EXERCISE OBJECTIVE: Below is a listing; reproduce each line of it exactly.

DATASET EXCERPT:
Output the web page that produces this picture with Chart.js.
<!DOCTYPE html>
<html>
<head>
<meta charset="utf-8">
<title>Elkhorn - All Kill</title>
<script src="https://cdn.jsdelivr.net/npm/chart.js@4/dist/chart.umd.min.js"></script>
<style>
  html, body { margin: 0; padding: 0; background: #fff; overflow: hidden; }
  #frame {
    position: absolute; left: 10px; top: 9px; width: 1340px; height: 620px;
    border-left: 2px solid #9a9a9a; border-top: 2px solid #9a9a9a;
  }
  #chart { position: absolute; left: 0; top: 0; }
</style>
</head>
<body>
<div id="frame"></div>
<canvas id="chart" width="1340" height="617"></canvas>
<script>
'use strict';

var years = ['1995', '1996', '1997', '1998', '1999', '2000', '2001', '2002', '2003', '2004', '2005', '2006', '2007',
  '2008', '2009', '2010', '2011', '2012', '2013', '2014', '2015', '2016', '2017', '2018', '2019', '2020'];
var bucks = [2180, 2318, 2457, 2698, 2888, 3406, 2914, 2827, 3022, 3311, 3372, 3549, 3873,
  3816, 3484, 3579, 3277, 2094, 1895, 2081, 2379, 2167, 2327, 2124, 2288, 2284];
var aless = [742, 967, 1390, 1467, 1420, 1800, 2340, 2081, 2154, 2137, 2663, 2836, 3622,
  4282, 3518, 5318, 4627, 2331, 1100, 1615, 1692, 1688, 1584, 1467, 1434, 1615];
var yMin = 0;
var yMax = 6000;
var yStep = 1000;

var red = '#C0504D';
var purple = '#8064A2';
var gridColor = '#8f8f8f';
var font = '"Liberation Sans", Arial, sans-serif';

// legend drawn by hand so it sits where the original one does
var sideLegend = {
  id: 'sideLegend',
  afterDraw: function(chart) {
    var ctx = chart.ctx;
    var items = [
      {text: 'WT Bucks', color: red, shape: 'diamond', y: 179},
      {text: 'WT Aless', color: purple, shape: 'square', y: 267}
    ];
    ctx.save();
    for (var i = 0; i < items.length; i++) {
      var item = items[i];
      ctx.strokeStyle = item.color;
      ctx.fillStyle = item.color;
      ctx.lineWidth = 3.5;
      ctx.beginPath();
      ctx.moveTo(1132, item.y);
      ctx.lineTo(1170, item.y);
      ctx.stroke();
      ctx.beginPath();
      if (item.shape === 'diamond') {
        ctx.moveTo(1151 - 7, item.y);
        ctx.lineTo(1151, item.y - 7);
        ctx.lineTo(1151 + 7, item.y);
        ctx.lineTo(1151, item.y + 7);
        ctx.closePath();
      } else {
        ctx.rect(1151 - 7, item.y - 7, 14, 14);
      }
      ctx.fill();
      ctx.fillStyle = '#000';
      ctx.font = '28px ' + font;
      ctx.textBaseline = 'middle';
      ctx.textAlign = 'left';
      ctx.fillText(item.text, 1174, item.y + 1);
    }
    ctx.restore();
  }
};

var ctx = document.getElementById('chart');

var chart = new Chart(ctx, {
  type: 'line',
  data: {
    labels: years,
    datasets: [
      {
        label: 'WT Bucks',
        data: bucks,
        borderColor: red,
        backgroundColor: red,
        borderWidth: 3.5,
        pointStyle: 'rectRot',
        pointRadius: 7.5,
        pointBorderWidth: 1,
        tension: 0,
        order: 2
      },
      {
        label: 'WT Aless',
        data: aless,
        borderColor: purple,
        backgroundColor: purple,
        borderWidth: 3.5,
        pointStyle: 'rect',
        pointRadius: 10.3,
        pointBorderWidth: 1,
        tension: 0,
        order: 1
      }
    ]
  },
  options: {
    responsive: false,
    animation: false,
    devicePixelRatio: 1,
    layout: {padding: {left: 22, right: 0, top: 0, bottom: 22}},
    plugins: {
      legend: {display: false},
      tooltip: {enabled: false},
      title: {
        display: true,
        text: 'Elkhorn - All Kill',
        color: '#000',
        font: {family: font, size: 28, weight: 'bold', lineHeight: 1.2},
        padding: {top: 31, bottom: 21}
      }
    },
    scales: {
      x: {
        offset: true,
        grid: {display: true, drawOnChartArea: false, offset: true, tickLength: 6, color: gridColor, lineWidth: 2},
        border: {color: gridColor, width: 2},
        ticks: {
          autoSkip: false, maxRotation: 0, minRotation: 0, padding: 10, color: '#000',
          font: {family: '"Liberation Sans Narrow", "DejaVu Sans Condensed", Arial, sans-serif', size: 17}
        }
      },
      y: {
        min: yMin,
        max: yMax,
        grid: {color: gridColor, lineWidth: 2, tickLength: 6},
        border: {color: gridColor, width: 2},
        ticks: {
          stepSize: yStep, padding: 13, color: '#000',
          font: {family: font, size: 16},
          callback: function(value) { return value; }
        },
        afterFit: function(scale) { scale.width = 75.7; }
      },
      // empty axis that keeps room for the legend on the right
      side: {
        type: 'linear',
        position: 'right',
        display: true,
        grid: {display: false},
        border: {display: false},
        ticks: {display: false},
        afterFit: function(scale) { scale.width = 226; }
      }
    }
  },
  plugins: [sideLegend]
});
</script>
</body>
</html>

FULL SOLUTION:
Output the web page that produces this picture with Chart.js.
<!DOCTYPE html>
<html>
<head>
<meta charset="utf-8">
<title>Elkhorn - All Kill</title>
<script src="https://cdn.jsdelivr.net/npm/chart.js@4/dist/chart.umd.min.js"></script>
<style>
  html, body { margin: 0; padding: 0; background: #fff; overflow: hidden; }
  #frame {
    position: absolute; left: 10px; top: 9px; width: 1340px; height: 620px;
    border-left: 2px solid #9a9a9a; border-top: 2px solid #9a9a9a;
  }
  #chart { position: absolute; left: 0; top: 0; }
</style>
</head>
<body>
<div id="frame"></div>
<canvas id="chart" width="1340" height="617"></canvas>
<script>
'use strict';

var years = ['1995', '1996', '1997', '1998', '1999', '2000', '2001', '2002', '2003', '2004', '2005', '2006', '2007',
  '2008', '2009', '2010', '2011', '2012', '2013', '2014', '2015', '2016', '2017', '2018', '2019', '2020'];
var bucks = [2180, 2318, 2457, 2698, 2888, 3406, 2914, 2827, 3022, 3311, 3372, 3549, 3873,
  3816, 3484, 3579, 3277, 2094, 1895, 2081, 2379, 2167, 2327, 2124, 2288, 2284];
var aless = [742, 967, 1390, 1467, 1420, 1800, 2340, 2081, 2154, 2137, 2663, 2836, 3622,
  4282, 3518, 5318, 4627, 2331, 1100, 1615, 1692, 1688, 1584, 1467, 1434, 1615];
var yMin = 0;
var yMax = 6000;
var yStep = 1000;

var red = '#C0504D';
var purple = '#8064A2';
var gridColor = '#8f8f8f';
var font = '"Liberation Sans", Arial, sans-serif';

// legend drawn by hand so it sits where the original one does
var sideLegend = {
  id: 'sideLegend',
  afterDraw: function(chart) {
    var ctx = chart.ctx;
    var items = [
      {text: 'WT Bucks', color: red, shape: 'diamond', y: 179},
      {text: 'WT Aless', color: purple, shape: 'square', y: 267}
    ];
    ctx.save();
    for (var i = 0; i < items.length; i++) {
      var item = items[i];
      ctx.strokeStyle = item.color;
      ctx.fillStyle = item.color;
      ctx.lineWidth = 3.5;
      ctx.beginPath();
      ctx.moveTo(1132, item.y);
      ctx.lineTo(1170, item.y);
      ctx.stroke();
      ctx.beginPath();
      if (item.shape === 'diamond') {
        ctx.moveTo(1151 - 7, item.y);
        ctx.lineTo(1151, item.y - 7);
        ctx.lineTo(1151 + 7, item.y);
        ctx.lineTo(1151, item.y + 7);
        ctx.closePath();
      } else {
        ctx.rect(1151 - 7, item.y - 7, 14, 14);
      }
      ctx.fill();
      ctx.fillStyle = '#000';
      ctx.font = '28px ' + font;
      ctx.textBaseline = 'middle';
      ctx.textAlign = 'left';
      ctx.fillText(item.text, 1174, item.y + 1);
    }
    ctx.restore();
  }
};

var ctx = document.getElementById('chart');

var chart = new Chart(ctx, {
  type: 'line',
  data: {
    labels: years,
    datasets: [
      {
        label: 'WT Bucks',
        data: bucks,
        borderColor: red,
        backgroundColor: red,
        borderWidth: 3.5,
        pointStyle: 'rectRot',
        pointRadius: 7.5,
        pointBorderWidth: 1,
        tension: 0,
        order: 2
      },
      {
        label: 'WT Aless',
        data: aless,
        borderColor: purple,
        backgroundColor: purple,
        borderWidth: 3.5,
        pointStyle: 'rect',
        pointRadius: 10.3,
        pointBorderWidth: 1,
        tension: 0,
        order: 1
      }
    ]
  },
  options: {
    responsive: false,
    animation: false,
    devicePixelRatio: 1,
    layout: {padding: {left: 22, right: 0, top: 0, bottom: 22}},
    plugins: {
      legend: {display: false},
      tooltip: {enabled: false},
      title: {
        display: true,
        text: 'Elkhorn - All Kill',
        color: '#000',
        font: {family: font, size: 28, weight: 'bold', lineHeight: 1.2},
        padding: {top: 31, bottom: 21}
      }
    },
    scales: {
      x: {
        offset: true,
        grid: {display: true, drawOnChartArea: false, offset: true, tickLength: 6, color: gridColor, lineWidth: 2},
        border: {color: gridColor, width: 2},
        ticks: {
          autoSkip: false, maxRotation: 0, minRotation: 0, padding: 10, color: '#000',
          font: {family: '"Liberation Sans Narrow", "DejaVu Sans Condensed", Arial, sans-serif', size: 17}
        }
      },
      y: {
        min: yMin,
        max: yMax,
        grid: {color: gridColor, lineWidth: 2, tickLength: 6},
        border: {color: gridColor, width: 2},
        ticks: {
          stepSize: yStep, padding: 13, color: '#000',
          font: {family: font, size: 16},
          callback: function(value) { return value; }
        },
        afterFit: function(scale) { scale.width = 75.7; }
      },
      // empty axis that keeps room for the legend on the right
      side: {
        type: 'linear',
        position: 'right',
        display: true,
        grid: {display: false},
        border: {display: false},
        ticks: {display: false},
        afterFit: function(scale) { scale.width = 226; }
      }
    }
  },
  plugins: [sideLegend]
});
</script>
</body>
</html>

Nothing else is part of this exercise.